Der Blick wird frei wird auf Mt. Rushmore
Im Zentrum der Black Hills liegt Hill City. Von hier bricht nicht nur der „1880 Train”, eine alte Dampflok, zu einer Rundtour durch die Black Hills auf, der Ort ist zentraler Ausgangspunkt für die zahlreichen Scenic Drives, die Ausflugsstraßen in die Umgebung. Der Needles Highway zählt dazu, er führt hinauf zu den sogenannten Needles, spitze Granitformationen, die wie Fahnenmaste in den Himmel ragen. Aufregend auf der Iron Mountain Road sind die drei 360-Grad-Kurven, eine mit dem bezeichnenden Namen „Pig Tail”. Kaum weniger beeindruckend sind die Tunneldurchfahrten, an deren Ende der Blick frei wird auf Mt. Rushmore.
Der Felsen mit den Köpfen der vier amerikanischen Präsidenten George Washington, Thomas Jefferson, Theodore Roosevelt und Abraham Lincoln ist wahrlich einmalig. Die einzigen, die das Nationaldenkmal nicht so toll finden, sind die Lakota-Indianer, für sie stellt die Skulptur eine Entweihung des für sie heiligen Mt. Rushmore dar. Vielleicht auch deshalb gibt es nur 14 Kilometer weiter südlich einen von den Sioux-Indianers initiierten Gegenentwurf, das Crazy Horse Memorial. Auf einer Tour durch die Black Hills darf man natürlich nicht an Sturgis, dem Mekka der Harley-Fahrer, vorbeifahren. Dabei kommt man durch die einstige Minen- und Western-Stadt Deadwood, heute wie damals eine Spielhölle mit jeder Menge Casinos, aber auch mit ein paar urigen Saloons wie beispielsweise der ”No10”. Der war früher die Stammkneipe von Wild Bill Hickok, einem der bekanntesten Revolverhelden im Wilden Westen. Hickok wurde am 2. August 1876 von Jack McCall im Saloon „No10” erschossen. Er starb beim Pokern mit einer Dame, zwei Assen und zwei Achten in der Hand, ein Blatt, das seitdem Dead Man’s Head genannt wird. Bill Hickoks Grab auf dem Mount Moriah Friedhof ist eine wahre Pilgerstätte. Auch weil gleich nebenan seine Geliebte, das „Flintenweib” Calamity Jane, begraben liegt. Von Deadwood sind es nur wenige Kilometer bis nach Sturgis am Rande der Black Hills. Außerhalb der Rally ist der Ort ernüchternd. Der Highway führt seitlich am Zentrum vorbei, viele Geschäfte sind geschlossen oder stehen kurz vor dem Verfall.
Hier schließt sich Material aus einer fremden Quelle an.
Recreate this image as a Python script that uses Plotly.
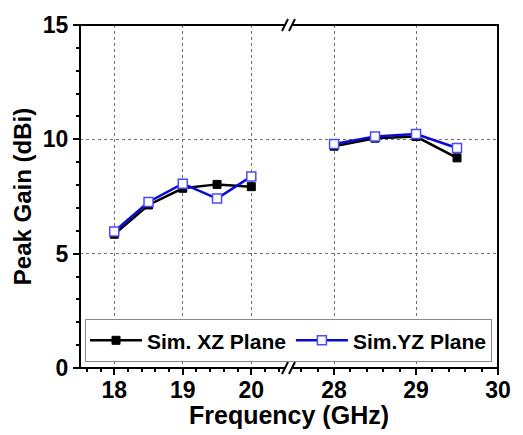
import plotly.graph_objects as go

# Data
freq_low = [18, 18.5, 19, 19.5, 20]
xz_low = [5.85, 7.13, 7.86, 8.03, 7.93]
yz_low = [5.97, 7.26, 8.06, 7.41, 8.38]
freq_high = [28, 28.5, 29, 29.5]
xz_high = [9.70, 10.05, 10.12, 9.19]
yz_high = [9.80, 10.12, 10.23, 9.62]
series_names = ["Sim. XZ Plane", "Sim.YZ Plane"]

FONT = "Liberation Sans, Arial, sans-serif"
BLACK = "#000000"
BLUE = "#0a0ad0"
BLUE_EDGE = "#4a4aff"

fig = go.Figure()

def add_series(x, y, xa, name, color, marker, show):
    fig.add_trace(go.Scatter(
        x=x, y=y, xaxis=xa, yaxis="y", mode="lines+markers", name=name,
        legendgroup=name, showlegend=show,
        line=dict(color=color, width=2.5), marker=marker))

m_black = dict(symbol="square", size=8, color=BLACK, line=dict(color=BLACK, width=1))
m_blue = dict(symbol="square", size=9, color="white", line=dict(color=BLUE_EDGE, width=1.5))

add_series(freq_low, xz_low, "x", series_names[0], BLACK, m_black, True)
add_series(freq_high, xz_high, "x2", series_names[0], BLACK, m_black, False)
add_series(freq_low, yz_low, "x", series_names[1], BLUE, m_blue, True)
add_series(freq_high, yz_high, "x2", series_names[1], BLUE, m_blue, False)

tickfont = dict(family=FONT, size=23, color="black", weight="bold")
xcommon = dict(
    tickmode="linear", dtick=1, ticks="outside", ticklen=6, tickwidth=2,
    tickcolor="black", showgrid=True, gridcolor="#707070", griddash="dot",
    gridwidth=1, zeroline=False, showline=False, tickfont=tickfont,
    ticklabelstandoff=-5,
    minor=dict(dtick=0.2, ticks="outside", ticklen=3, tickwidth=1.5,
               tickcolor="black", showgrid=False),
)

fig.update_layout(
    width=523, height=435,
    margin=dict(l=80, r=16, t=23, b=67),
    plot_bgcolor="white", paper_bgcolor="white",
    xaxis=dict(domain=[0, 0.5], range=[17.5, 20.55], tick0=18, anchor="y", **xcommon),
    xaxis2=dict(domain=[0.5, 1], range=[27.45, 30], tick0=28, anchor="y", **xcommon),
    yaxis=dict(range=[0, 15], tickmode="linear", dtick=5, ticks="outside",
               ticklen=6, tickwidth=2, tickcolor="black", showgrid=True,
               gridcolor="#707070", griddash="dot", gridwidth=1,
               zeroline=False, showline=False, tickfont=tickfont,
               title=dict(text="Peak Gain (dBi)", font=dict(family=FONT, size=24, color="black", weight="bold"), standoff=4),
               minor=dict(dtick=1, ticks="outside", ticklen=3, tickwidth=1.5,
                          tickcolor="black", showgrid=False)),
    legend=dict(x=0.012, y=0.017, xanchor="left", yanchor="bottom",
                orientation="h", bgcolor="white", bordercolor="#8a8a8a",
                borderwidth=1, font=dict(family=FONT, size=21, color="black", weight="bold"),
                itemwidth=52, tracegroupgap=0),
    showlegend=True,
)

fig.add_annotation(text="Frequency (GHz)", xref="paper", yref="paper", x=0.5, y=0,
                   yshift=-31, xanchor="center", yanchor="top", showarrow=False,
                   font=dict(family=FONT, size=25, color="black", weight="bold"))

# Frame
fig.add_shape(type="rect", xref="paper", yref="paper", x0=0, x1=1, y0=0, y1=1,
              line=dict(color="black", width=2), layer="above")

# Axis break marks
for yp in (0, 1):
    fig.add_shape(type="line", xref="paper", yref="paper", xsizemode="pixel",
                  ysizemode="pixel", xanchor=0.5, yanchor=yp, x0=-4, x1=4, y0=0, y1=0,
                  line=dict(color="white", width=4), layer="above")
    for dx in (-4, 3):
        fig.add_shape(type="line", xref="paper", yref="paper", xsizemode="pixel",
                      ysizemode="pixel", xanchor=0.5, yanchor=yp,
                      x0=dx - 3, x1=dx + 3, y0=-6, y1=6,
                      line=dict(color="black", width=2), layer="above")

fig.write_html("out.html")
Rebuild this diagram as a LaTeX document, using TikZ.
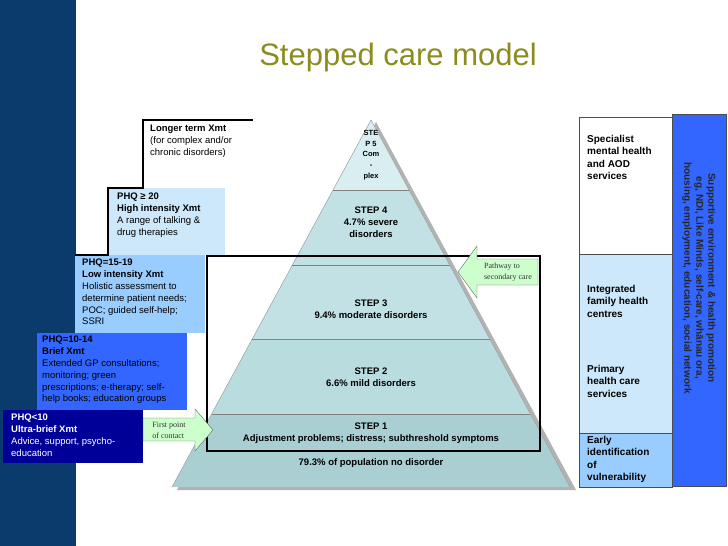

Man kann sich gar nicht vorstellen, was hier anlässlich der Sturgis Bike Week los ist. Ein paar Fassaden mit Biker-Malereien und ein T-Shirt-Geschäft, das bereits die Hemden für die nächste Rally verkauft, deuten an, dass wir nicht falsch sind. Immerhin gibt es ein nettes Motorcycle Museum und einen riesigen Harley-Dealer. Nachdem wir ein paar Sachen gekauft haben, stecken wir auch die ausliegenden Touring-Tips ein. Es zieht uns wieder auf die Straße, in die Badlands wollen wir noch und in den nahen Custer State Park mit seinen riesigen Büffelherden. Mit Bildern aus dem in den Black Hills gedrehten Western „Der mit dem Wolf tanzt” im Kopf satteln wir unsere Eisenpferde und reiten schließich nach Laramie, der Sonne entgegen.